Born in 1896, Nubar Sarkis Gulbenkian inherited part of his fortune from his miserly father Calouste, whom Nubar famously sued for $10million when he once refused to pay for his son's $4.50 chicken lunch out of petty cash. When Calouste died in 1955, most of his legacy went into a Portugal-based foundation, but the younger Gulbenkian had inherited all of his father's business acumen and accumulated an independent fortune that easily funded his lavish lifestyle.
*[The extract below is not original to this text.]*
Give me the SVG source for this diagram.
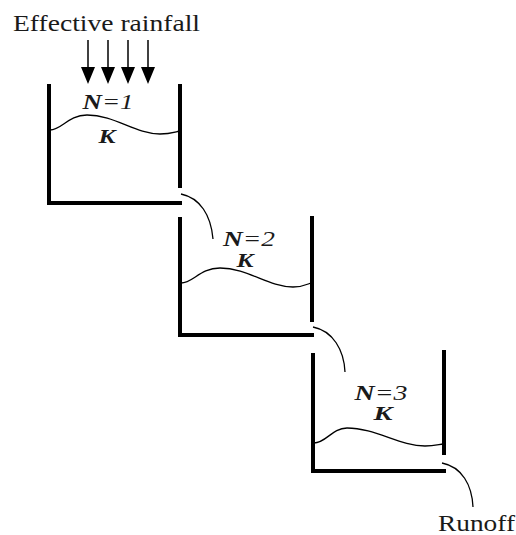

Like Lady Docker or journalist Gilbert Harding, this socialite, gourmet and committed womaniser appears utterly irrelevant to 21st-century sensibilities. Yet his exploits - and his many witticisms - captured the post-war public imagination, and he was famous enough in his day to be interviewed by John Freeman for the BBC's Face to Face in 1959.
The legacy of Nubar Gulbenkian's bespoke automobiles has kept his name on the radar over the years since his 1972 demise. Evidently having engineered a day off school, I can clearly recall seeing his coachbuilt Austin on the afternoon magazine programme Pebble Mill at One circa 1973, just before it was auctioned: it made an impressive £6500.
The taxi that Gulbenkian commissioned was bodied - by FLM Panelcraft of Battersea in the style of a horse-drawn brougham, complete with carriage lamps above the doors and faux wicker appliqué along the flanks. From the windscreen backwards, it was designed like a miniature limousine featuring some definite overtones of a Victorian hansom cab.